- [AIM]
Using the data below, determine the number of lines that include the string "React". Write only that number.

[Begin SUPPLIED MATERIAL]

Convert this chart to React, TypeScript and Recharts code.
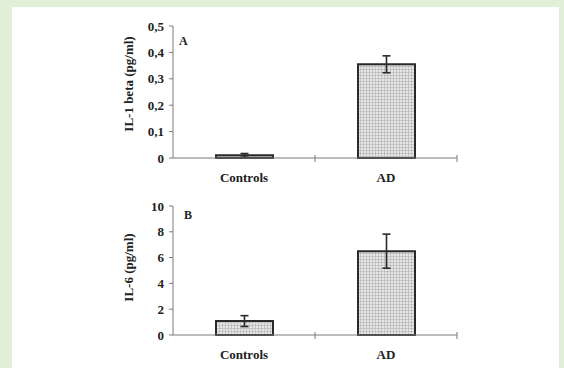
import React from 'react';
import { BarChart, Bar, XAxis, YAxis, ErrorBar } from 'recharts';

const categories = ['Controls', 'AD'];
const il1Values = [0.01, 0.355];
const il1Errors = [0.007, 0.032];
const il6Values = [1.08, 6.5];
const il6Errors = [0.42, 1.32];
const il1Ticks = [0, 0.1, 0.2, 0.3, 0.4, 0.5];
const il6Ticks = [0, 2, 4, 6, 8, 10];
const xTicks = [0.5, 1, 1.5, 2];

const FONT = '"Liberation Serif", "Times New Roman", serif';
const AXIS = '#7a7a7a';

const toRows = (values: number[], errors: number[]) =>
  categories.map((name, i) => ({ name, x: i + 0.5, value: values[i], err: errors[i] }));

const il1Data = toRows(il1Values, il1Errors);
const il6Data = toRows(il6Values, il6Errors);

const fmtComma = (v: number) => (v === 0 ? '0' : v.toFixed(1).replace('.', ','));

// category labels sit at the half positions, boundary ticks at the integers
const CatTick = (props: any) => {
  const { x, y, payload } = props;
  const v = payload.value;
  if (Number.isInteger(v)) {
    return <line x1={x} y1={y - 3} x2={x} y2={y + 4} stroke={AXIS} strokeWidth={1} />;
  }
  const label = categories[Math.floor(v)];
  return (
    <text x={x} y={y + 24} textAnchor="middle" fontFamily={FONT} fontWeight="bold" fontSize={13} fill="#222">
      {label}
    </text>
  );
};

const Panel = ({ data, ticks, domain, label, fmt, height, marginTop, xHeight, labelY }: any) => (
  <BarChart
    width={564}
    height={height}
    data={data}
    margin={{ top: marginTop, right: 107, bottom: 0, left: 110 }}
  >
    <defs>
      <pattern id="dots" patternUnits="userSpaceOnUse" width={3} height={3}>
        <rect width={3} height={3} fill="#e6e6e6" />
        <path d="M0 0.5 H3 M0.5 0 V3" stroke="#b8b8b8" strokeWidth={0.7} />
      </pattern>
    </defs>
    <XAxis
      dataKey="x"
      type="number"
      domain={[0, 2]}
      ticks={xTicks}
      interval={0}
      height={xHeight}
      tickLine={false}
      tickSize={0}
      tickMargin={0}
      axisLine={{ stroke: AXIS, strokeWidth: 1 }}
      tick={<CatTick />}
    />
    <YAxis
      width={63}
      domain={domain}
      ticks={ticks}
      interval={0}
      tickFormatter={fmt}
      tickSize={4}
      tickMargin={5}
      axisLine={{ stroke: AXIS, strokeWidth: 1 }}
      tickLine={{ stroke: AXIS }}
      tick={{ fontFamily: FONT, fontWeight: 'bold', fontSize: 13, fill: '#222' }}
      label={{
        value: label,
        angle: -90,
        position: 'insideLeft',
        offset: 18,
        dy: labelY,
        style: { textAnchor: 'middle', fontFamily: FONT, fontWeight: 'bold', fontSize: 13, fill: '#222' },
      }}
    />
    <Bar dataKey="value" barSize={57} fill="url(#dots)" stroke="#2a2a2a" strokeWidth={2} isAnimationActive={false}>
      <ErrorBar dataKey="err" width={4} stroke="#2a2a2a" strokeWidth={1.6} direction="y" />
    </Bar>
  </BarChart>
);

const letterStyle: React.CSSProperties = {
  position: 'absolute',
  fontFamily: FONT,
  fontWeight: 'bold',
  fontSize: 12,
  color: '#222',
  lineHeight: 1,
};

export default function App() {
  return (
    <div style={{ position: 'fixed', left: 0, top: 0, width: 564, height: 368, background: '#e2efd8', overflow: 'hidden' }}>
      <div style={{ position: 'absolute', left: 12, top: 7, width: 547, height: 361, background: '#ffffff' }} />
      <div style={{ position: 'absolute', left: 0, top: 0 }}>
        <Panel data={il1Data} ticks={il1Ticks} domain={[0, 0.5]} label="IL-1 beta (pg/ml)" fmt={fmtComma}
          height={190} marginTop={26} xHeight={32} labelY={-8} />
      </div>
      <div style={{ position: 'absolute', left: 0, top: 190 }}>
        <Panel data={il6Data} ticks={il6Ticks} domain={[0, 10]} label="IL-6 (pg/ml)" fmt={(v: number) => String(v)}
          height={178} marginTop={16} xHeight={33} labelY={-3} />
      </div>
      <div style={{ ...letterStyle, left: 179, top: 35 }}>A</div>
      <div style={{ ...letterStyle, left: 184, top: 209 }}>B</div>
    </div>
  );
}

[End SUPPLIED MATERIAL]

- [ANSWER FOR THE TASK]
3